La Cour de justice de l’Union européenne a rendu, le 20 mars 2018, une décision fondamentale concernant la passation des marchés publics de services. Un État membre avait imposé, par voie législative, l’attribution directe de l’impression de documents d’identité sécurisés à une société de droit privé déterminée. La Commission européenne a alors introduit un recours en manquement, contestant l’absence de mise en concurrence pour ces contrats de services particulièrement sensibles. Le gouvernement défendeur invoquait ses intérêts essentiels de sécurité nationale ainsi que la nécessité de garantir la confidentialité absolue des données biométriques des citoyens. Le litige porte sur la possibilité pour un gouvernement de déroger aux directives de l’Union en invoquant unilatéralement des impératifs de sécurité publique. La Cour juge que de tels motifs ne permettent pas d’écarter systématiquement les règles de publicité et de mise en concurrence européenne sans justification proportionnée. L’analyse portera d’abord sur l’encadrement rigoureux de l’exception de sécurité avant d’aborder le régime juridique applicable aux marchés de faible valeur économique.
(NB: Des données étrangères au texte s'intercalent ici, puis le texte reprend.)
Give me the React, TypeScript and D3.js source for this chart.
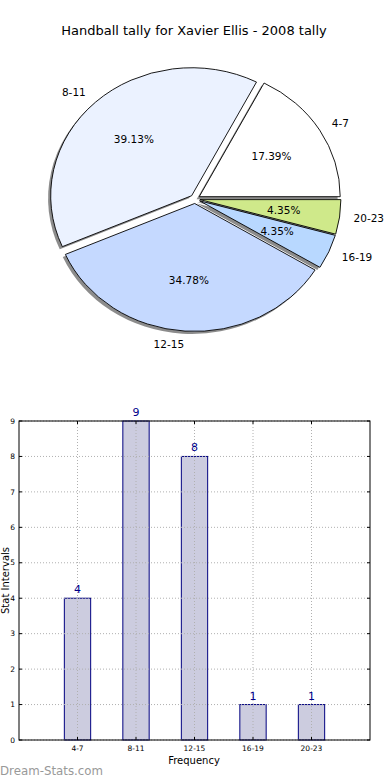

I. L’encadrement rigoureux de l’exception de sécurité nationale
A. La lecture restrictive des dérogations aux directives de passation
La juridiction souligne que l’État membre qui invoque le bénéfice de ces dérogations doit établir que le besoin de protéger de tels intérêts est réel. Elle précise qu’une telle interprétation stricte est nécessaire pour préserver l’effet utile des règles relatives aux libertés fondamentales du traité sur le fonctionnement européen. Les juges rappellent que « les dérogations en cause dans le présent recours, comme il est de jurisprudence constante, doivent faire l’objet d’une interprétation stricte ». L’invocation de la souveraineté nationale ne saurait suffire à justifier l’absence totale de mise en concurrence pour des prestations de services de nature commerciale. L’État doit démontrer que les objectifs de sécurité ne peuvent être atteints par d’autres moyens compatibles avec le droit de l’Union européenne en vigueur.
B. La primauté du principe de proportionnalité dans la protection des intérêts étatiques
Cette exigence de proportionnalité oblige le pouvoir adjudicateur à rechercher des méthodes de contrôle moins restrictives que l’attribution directe à un opérateur unique de droit privé. La Cour de justice de l’Union européenne affirme que « le besoin de protéger de tels intérêts n’aurait pas pu être atteint dans le cadre d’une mise en concurrence ». Les autorités auraient pu insérer des clauses de confidentialité strictes et prévoir des sanctions contractuelles efficaces en cas de manquement aux obligations de sécurité. L’imposition d’exigences techniques élevées aux candidats aurait permis de garantir la fiabilité du prestataire sans sacrifier le principe de transparence des marchés publics. La centralisation des impressions auprès d’une seule entité ne justifie pas en soi l’éviction des procédures d’appel d’offres prévues par les directives européennes.
II. La protection résiduelle des marchés de faible valeur
A. L’inapplicabilité des directives aux marchés sous les seuils fixés
Le litige concerne également la production de permis spécifiques dont la valeur estimée reste nettement inférieure aux seuils d’application des directives sur les services. Pour ces contrats modestes, il n’existait aucune obligation découlant des textes dérivés de recourir à une procédure formelle de passation de marché public. La Cour constate d’ailleurs que « le montant du marché de production de permis de pyrotechnie ne dépasse pas les seuils prévus par ces directives ». Les principes généraux du traité ne s’appliquent alors que si le marché présente un intérêt transfrontalier certain pour des entreprises situées ailleurs. Cette distinction fondamentale permet de préserver une certaine souplesse administrative pour les prestations dont l’impact économique sur le marché intérieur demeure limité.
B. L’exigence probatoire d’un intérêt transfrontalier certain
La Commission européenne doit apporter la preuve concrète qu’une entreprise étrangère aurait pu raisonnablement manifester un intérêt pour l’exécution de cette commande technique spécifique. La juridiction rejette le recours sur ce point car « les indications apportées par la Commission ne sauraient suffire à démontrer que ledit marché présentait un intérêt certain ». Le caractère très technique de la prestation et les coûts liés aux mesures de sécurité peuvent dissuader les candidats potentiels situés hors du territoire. La seule circonstance que le prestataire national travaille parfois pour d’autres États ne suffit pas à établir l’existence d’un tel intérêt transfrontalier. Cette solution protège les pouvoirs adjudicateurs contre des exigences de publicité excessives pour des marchés locaux dont l’enjeu financier reste manifestement trop faible.